» Instructions to follow
All of the data should be output character for character, except the pictures.
· · ·
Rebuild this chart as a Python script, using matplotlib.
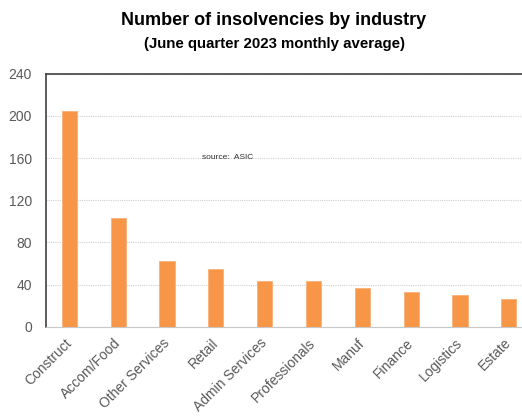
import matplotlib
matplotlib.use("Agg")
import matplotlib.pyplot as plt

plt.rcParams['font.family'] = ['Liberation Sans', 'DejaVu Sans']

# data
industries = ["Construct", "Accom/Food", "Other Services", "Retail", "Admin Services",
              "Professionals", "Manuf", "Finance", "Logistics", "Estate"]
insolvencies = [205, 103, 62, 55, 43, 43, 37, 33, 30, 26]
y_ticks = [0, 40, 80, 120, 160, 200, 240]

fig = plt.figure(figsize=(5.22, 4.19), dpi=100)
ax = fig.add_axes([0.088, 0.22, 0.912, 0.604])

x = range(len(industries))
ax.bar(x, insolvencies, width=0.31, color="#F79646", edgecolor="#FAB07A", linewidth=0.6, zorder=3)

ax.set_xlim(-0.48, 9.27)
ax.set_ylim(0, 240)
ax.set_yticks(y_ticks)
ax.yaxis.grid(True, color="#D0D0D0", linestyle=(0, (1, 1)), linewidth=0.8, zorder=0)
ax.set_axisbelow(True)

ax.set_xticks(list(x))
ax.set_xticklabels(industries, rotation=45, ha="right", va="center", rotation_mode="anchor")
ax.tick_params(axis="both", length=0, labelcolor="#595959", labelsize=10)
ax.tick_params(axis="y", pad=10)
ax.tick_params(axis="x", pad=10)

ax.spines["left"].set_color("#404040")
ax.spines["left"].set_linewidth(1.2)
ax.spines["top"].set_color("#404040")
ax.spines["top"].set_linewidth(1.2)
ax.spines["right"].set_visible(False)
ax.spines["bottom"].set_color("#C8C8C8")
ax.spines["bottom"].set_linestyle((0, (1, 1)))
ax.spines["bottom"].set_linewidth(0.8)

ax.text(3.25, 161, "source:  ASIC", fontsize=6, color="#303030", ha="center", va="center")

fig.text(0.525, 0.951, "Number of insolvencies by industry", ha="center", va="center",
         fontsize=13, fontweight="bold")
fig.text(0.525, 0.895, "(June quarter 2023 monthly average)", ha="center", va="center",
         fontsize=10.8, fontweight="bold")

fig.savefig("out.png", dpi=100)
· · ·
» Task result
Rebuild this chart as a Python script, using matplotlib.
import matplotlib
matplotlib.use("Agg")
import matplotlib.pyplot as plt

plt.rcParams['font.family'] = ['Liberation Sans', 'DejaVu Sans']

# data
industries = ["Construct", "Accom/Food", "Other Services", "Retail", "Admin Services",
              "Professionals", "Manuf", "Finance", "Logistics", "Estate"]
insolvencies = [205, 103, 62, 55, 43, 43, 37, 33, 30, 26]
y_ticks = [0, 40, 80, 120, 160, 200, 240]

fig = plt.figure(figsize=(5.22, 4.19), dpi=100)
ax = fig.add_axes([0.088, 0.22, 0.912, 0.604])

x = range(len(industries))
ax.bar(x, insolvencies, width=0.31, color="#F79646", edgecolor="#FAB07A", linewidth=0.6, zorder=3)

ax.set_xlim(-0.48, 9.27)
ax.set_ylim(0, 240)
ax.set_yticks(y_ticks)
ax.yaxis.grid(True, color="#D0D0D0", linestyle=(0, (1, 1)), linewidth=0.8, zorder=0)
ax.set_axisbelow(True)

ax.set_xticks(list(x))
ax.set_xticklabels(industries, rotation=45, ha="right", va="center", rotation_mode="anchor")
ax.tick_params(axis="both", length=0, labelcolor="#595959", labelsize=10)
ax.tick_params(axis="y", pad=10)
ax.tick_params(axis="x", pad=10)

ax.spines["left"].set_color("#404040")
ax.spines["left"].set_linewidth(1.2)
ax.spines["top"].set_color("#404040")
ax.spines["top"].set_linewidth(1.2)
ax.spines["right"].set_visible(False)
ax.spines["bottom"].set_color("#C8C8C8")
ax.spines["bottom"].set_linestyle((0, (1, 1)))
ax.spines["bottom"].set_linewidth(0.8)

ax.text(3.25, 161, "source:  ASIC", fontsize=6, color="#303030", ha="center", va="center")

fig.text(0.525, 0.951, "Number of insolvencies by industry", ha="center", va="center",
         fontsize=13, fontweight="bold")
fig.text(0.525, 0.895, "(June quarter 2023 monthly average)", ha="center", va="center",
         fontsize=10.8, fontweight="bold")

fig.savefig("out.png", dpi=100)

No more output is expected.